What is a Payment Processor?

Any time a consumer uses a card or other digital payment method to purchase goods or services, that transaction must travel from the merchant through the appropriate card network to the consumer’s bank and back again.

Whether the transaction originates online or in person at a brick-and-mortar location, completing it safely requires connecting to and securely sharing data among all of these entities.

Payment processors are the technology companies that sit in the middle of this process. They provide the infrastructure needed to route transactions to the consumer’s bank for authorization and communicate that authorization back to the merchant. All of this happens in a matter of seconds.

After transactions are authorized, they must be settled, which means that the funds must be moved from the consumer’s bank to the merchant’s bank. Settlement of funds between banks is a separate step that often happens in batches with other transactions. The processor manages this process as well.

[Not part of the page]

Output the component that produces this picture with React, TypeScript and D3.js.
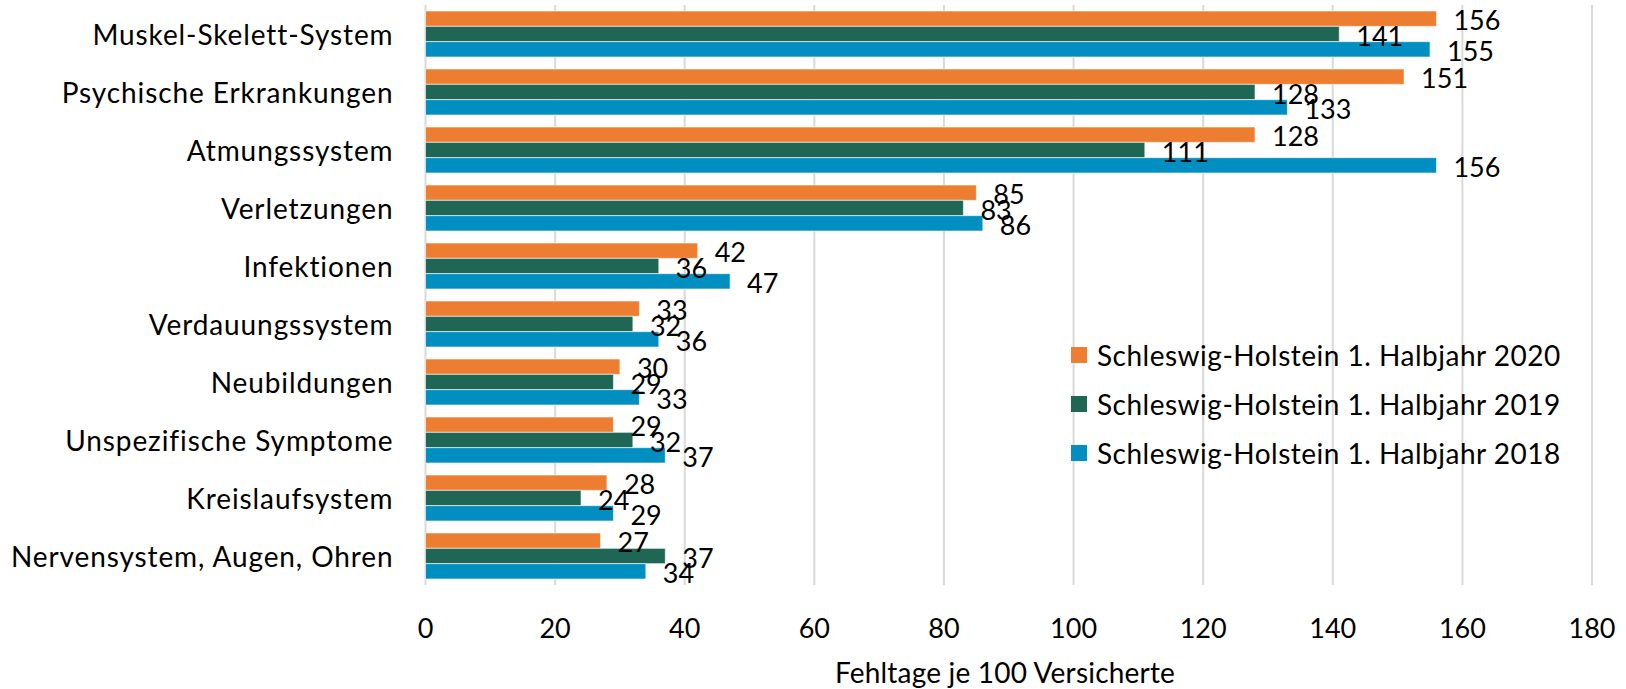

Processors are sometimes also referred to as acquirers, but the terms are not interchangeable. To be able to accept payments, merchants need a provider to process their payments, but they also need an account at a bank. Banks that offer merchant accounts are called acquiring banks, or acquirers.

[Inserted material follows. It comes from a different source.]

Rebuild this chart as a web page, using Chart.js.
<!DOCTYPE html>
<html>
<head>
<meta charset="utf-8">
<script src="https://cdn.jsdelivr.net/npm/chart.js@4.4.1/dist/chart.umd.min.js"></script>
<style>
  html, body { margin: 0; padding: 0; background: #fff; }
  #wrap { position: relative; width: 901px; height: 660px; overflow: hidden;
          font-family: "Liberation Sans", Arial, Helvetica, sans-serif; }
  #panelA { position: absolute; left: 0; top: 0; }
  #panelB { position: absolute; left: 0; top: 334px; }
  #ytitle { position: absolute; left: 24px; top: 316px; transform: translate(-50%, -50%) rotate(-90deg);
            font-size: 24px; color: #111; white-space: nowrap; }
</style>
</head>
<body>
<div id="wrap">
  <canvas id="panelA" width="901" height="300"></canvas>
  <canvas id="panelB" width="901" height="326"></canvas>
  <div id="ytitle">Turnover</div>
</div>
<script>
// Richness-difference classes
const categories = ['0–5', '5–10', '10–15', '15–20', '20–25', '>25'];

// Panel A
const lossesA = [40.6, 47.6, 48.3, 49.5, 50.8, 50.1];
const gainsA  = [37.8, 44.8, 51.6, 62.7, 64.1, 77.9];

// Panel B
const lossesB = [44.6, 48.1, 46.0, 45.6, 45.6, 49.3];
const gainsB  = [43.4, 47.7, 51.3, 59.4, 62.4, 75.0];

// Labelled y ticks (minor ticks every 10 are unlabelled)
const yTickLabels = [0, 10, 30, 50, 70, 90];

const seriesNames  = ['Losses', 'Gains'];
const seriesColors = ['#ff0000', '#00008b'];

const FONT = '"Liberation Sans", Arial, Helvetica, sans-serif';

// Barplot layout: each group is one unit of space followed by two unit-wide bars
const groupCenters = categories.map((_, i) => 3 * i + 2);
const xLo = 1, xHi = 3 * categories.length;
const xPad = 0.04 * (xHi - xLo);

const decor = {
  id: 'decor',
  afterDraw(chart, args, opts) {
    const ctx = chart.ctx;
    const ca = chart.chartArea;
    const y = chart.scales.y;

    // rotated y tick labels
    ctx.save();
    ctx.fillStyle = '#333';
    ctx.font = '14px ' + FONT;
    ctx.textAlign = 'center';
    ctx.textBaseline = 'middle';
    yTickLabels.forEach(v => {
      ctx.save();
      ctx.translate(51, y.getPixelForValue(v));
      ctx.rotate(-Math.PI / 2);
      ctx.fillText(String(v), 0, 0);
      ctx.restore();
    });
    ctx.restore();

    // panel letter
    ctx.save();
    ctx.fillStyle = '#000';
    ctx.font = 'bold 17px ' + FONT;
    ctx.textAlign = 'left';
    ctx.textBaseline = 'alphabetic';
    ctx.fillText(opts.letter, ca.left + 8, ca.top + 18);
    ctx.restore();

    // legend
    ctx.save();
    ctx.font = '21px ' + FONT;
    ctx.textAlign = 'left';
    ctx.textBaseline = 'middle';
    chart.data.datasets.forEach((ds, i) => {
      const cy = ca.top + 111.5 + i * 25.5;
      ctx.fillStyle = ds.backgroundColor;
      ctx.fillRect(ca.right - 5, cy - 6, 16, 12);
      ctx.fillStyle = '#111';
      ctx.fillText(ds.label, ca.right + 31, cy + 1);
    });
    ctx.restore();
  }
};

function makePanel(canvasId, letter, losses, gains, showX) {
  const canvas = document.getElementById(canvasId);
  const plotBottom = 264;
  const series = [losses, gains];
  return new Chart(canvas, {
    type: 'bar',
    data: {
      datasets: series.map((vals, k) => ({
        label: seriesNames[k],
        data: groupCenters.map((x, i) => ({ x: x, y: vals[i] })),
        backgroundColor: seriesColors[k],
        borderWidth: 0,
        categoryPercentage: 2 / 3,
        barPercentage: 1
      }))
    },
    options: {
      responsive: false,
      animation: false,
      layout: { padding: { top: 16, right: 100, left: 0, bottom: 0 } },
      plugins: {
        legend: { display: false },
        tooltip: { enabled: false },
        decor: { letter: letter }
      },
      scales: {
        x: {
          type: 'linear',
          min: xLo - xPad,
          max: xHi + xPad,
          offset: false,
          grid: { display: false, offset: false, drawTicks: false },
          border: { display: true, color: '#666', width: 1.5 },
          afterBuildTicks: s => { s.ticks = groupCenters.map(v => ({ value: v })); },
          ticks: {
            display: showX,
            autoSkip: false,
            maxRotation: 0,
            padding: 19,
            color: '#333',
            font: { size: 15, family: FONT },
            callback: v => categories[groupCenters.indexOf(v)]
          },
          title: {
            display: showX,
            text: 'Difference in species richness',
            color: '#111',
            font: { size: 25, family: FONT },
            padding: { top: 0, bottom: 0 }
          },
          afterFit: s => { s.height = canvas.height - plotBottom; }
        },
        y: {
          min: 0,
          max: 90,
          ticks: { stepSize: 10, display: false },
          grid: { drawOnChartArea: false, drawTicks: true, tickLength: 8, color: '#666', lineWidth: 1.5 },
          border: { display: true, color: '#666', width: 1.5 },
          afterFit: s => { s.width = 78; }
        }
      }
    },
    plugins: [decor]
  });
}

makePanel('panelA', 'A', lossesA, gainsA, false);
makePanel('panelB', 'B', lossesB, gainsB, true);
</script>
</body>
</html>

The terminology and the difference between the two can get confusing because one company sometimes offers multiple services. Payment processors can enable access to merchant accounts through relationships with acquiring banks. At the same time, large acquiring banks sometimes offer payment processing services.

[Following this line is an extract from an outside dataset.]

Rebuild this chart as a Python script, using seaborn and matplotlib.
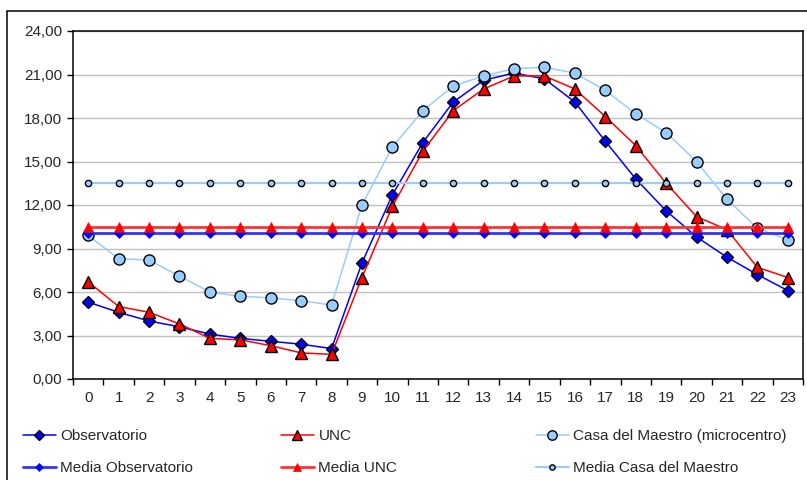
import matplotlib
matplotlib.use("Agg")
import matplotlib.pyplot as plt
import seaborn as sns
from matplotlib.patches import Rectangle
from matplotlib.lines import Line2D
from matplotlib.ticker import FuncFormatter, MultipleLocator

# Hourly temperatures (°C)
hours = list(range(24))
observatorio = [5.3, 4.6, 4.0, 3.6, 3.1, 2.8, 2.6, 2.4, 2.1, 8.0, 12.7, 16.3,
                19.1, 20.6, 21.1, 20.7, 19.1, 16.4, 13.8, 11.6, 9.8, 8.4, 7.2, 6.1]
unc = [6.7, 5.0, 4.6, 3.8, 2.8, 2.7, 2.3, 1.8, 1.7, 7.0, 11.9, 15.7,
       18.5, 20.0, 20.9, 20.9, 20.0, 18.1, 16.1, 13.5, 11.2, 10.3, 7.7, 7.0]
casa = [9.9, 8.3, 8.2, 7.1, 6.0, 5.7, 5.6, 5.4, 5.1, 12.0, 16.0, 18.5,
        20.2, 20.9, 21.4, 21.5, 21.1, 19.9, 18.3, 17.0, 15.0, 12.4, 10.4, 9.6]
media_observatorio = 10.06
media_unc = 10.48
media_casa = 13.5

names = ["Observatorio", "UNC", "Casa del Maestro (microcentro)",
         "Media Observatorio", "Media UNC", "Media Casa del Maestro"]

sns.set_style("white")
plt.rcParams["font.family"] = ["Liberation Sans", "DejaVu Sans"]

fig = plt.figure(figsize=(8.07, 4.80), dpi=100)
ax = fig.add_axes([73 / 807, 1 - 379 / 480, (803 - 73) / 807, (379 - 31) / 480])

BLUE = "#0000FF"
RED = "#FF0000"
LIGHT = "#99CCFF"

series = [
    (observatorio, dict(color=BLUE, marker="D", markersize=6.5, markerfacecolor=BLUE,
                        markeredgecolor="black", markeredgewidth=1.0, linewidth=1.1)),
    (unc, dict(color=RED, marker="^", markersize=8.5, markerfacecolor=RED,
               markeredgecolor="black", markeredgewidth=1.0, linewidth=1.1)),
    (casa, dict(color=LIGHT, marker="o", markersize=8, markerfacecolor=LIGHT,
                markeredgecolor="black", markeredgewidth=1.0, linewidth=1.1)),
    ([media_observatorio] * len(hours),
     dict(color="#3333FF", marker="D", markersize=5, markerfacecolor=BLUE,
          markeredgecolor=BLUE, markeredgewidth=0.5, linewidth=2.0)),
    ([media_unc] * len(hours),
     dict(color="#FF3333", marker="^", markersize=6.5, markerfacecolor=RED,
          markeredgecolor=RED, markeredgewidth=0.5, linewidth=2.0)),
    ([media_casa] * len(hours),
     dict(color=LIGHT, marker="o", markersize=4.5, markerfacecolor=LIGHT,
          markeredgecolor="black", markeredgewidth=1.0, linewidth=1.6)),
]

handles = []
for (vals, style), name in zip(series, names):
    sns.lineplot(x=hours, y=vals, ax=ax, legend=False, **style)
    handles.append(Line2D([0], [0], **style))

# Axes styling
ax.set_xlim(-0.5, 23.5)
ax.set_ylim(0, 24)
ax.set_xticks(hours)
ax.set_xticklabels([str(h) for h in hours])
ax.xaxis.set_minor_locator(MultipleLocator(1, offset=0.5))
ax.tick_params(axis="x", which="major", length=0, pad=9, labelsize=11)
ax.tick_params(axis="x", which="minor", length=4, width=1, direction="out", color="black", bottom=True)
ax.yaxis.set_major_locator(MultipleLocator(3))
ax.yaxis.set_major_formatter(FuncFormatter(lambda v, p: f"{v:.2f}".replace(".", ",")))
ax.tick_params(axis="y", length=4, width=1, direction="out", color="black", pad=4, labelsize=11, left=True)
ax.grid(axis="y", color="#C0C0C0", linewidth=1.0)
ax.grid(axis="x", visible=False)
ax.set_axisbelow(True)
for sp in ax.spines.values():
    sp.set_color("black")
    sp.set_linewidth(1.1)
ax.set_xlabel("")
ax.set_ylabel("")

# Legend in three columns below the plot
legend_font = dict(family=["Liberation Sans", "DejaVu Sans"], size=11)
col_x = [23 / 807, 281 / 807, 536 / 807]
for i, x0 in enumerate(col_x):
    fig.legend([handles[i], handles[i + 3]], [names[i], names[i + 3]],
               loc="upper left", bbox_to_anchor=(x0, 1 - 429 / 480),
               frameon=False, prop=legend_font, handlelength=2.15, markerscale=0.85,
               handletextpad=0.3, labelspacing=1.2, borderpad=0, borderaxespad=0)

# Chart area border
fig.add_artist(Rectangle((7 / 807, -0.1), 1.2, 1 - 11 / 480 + 0.1, transform=fig.transFigure,
                         fill=False, edgecolor="black", linewidth=1.1, clip_on=False))

fig.savefig("out.png", dpi=100)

So, a business could have a relationship with a payment processor for processing services, and it could get the merchant account through that relationship as well. Companies that fulfill both roles can be referred to simply as acquirers.

Payment facilitators must have a relationship with a payment processor to process the transactions they gather from their submerchants. Submerchants do not have direct relationships with processors – the PF gathers the transactions and sends them on to the processor on the submerchant’s behalf.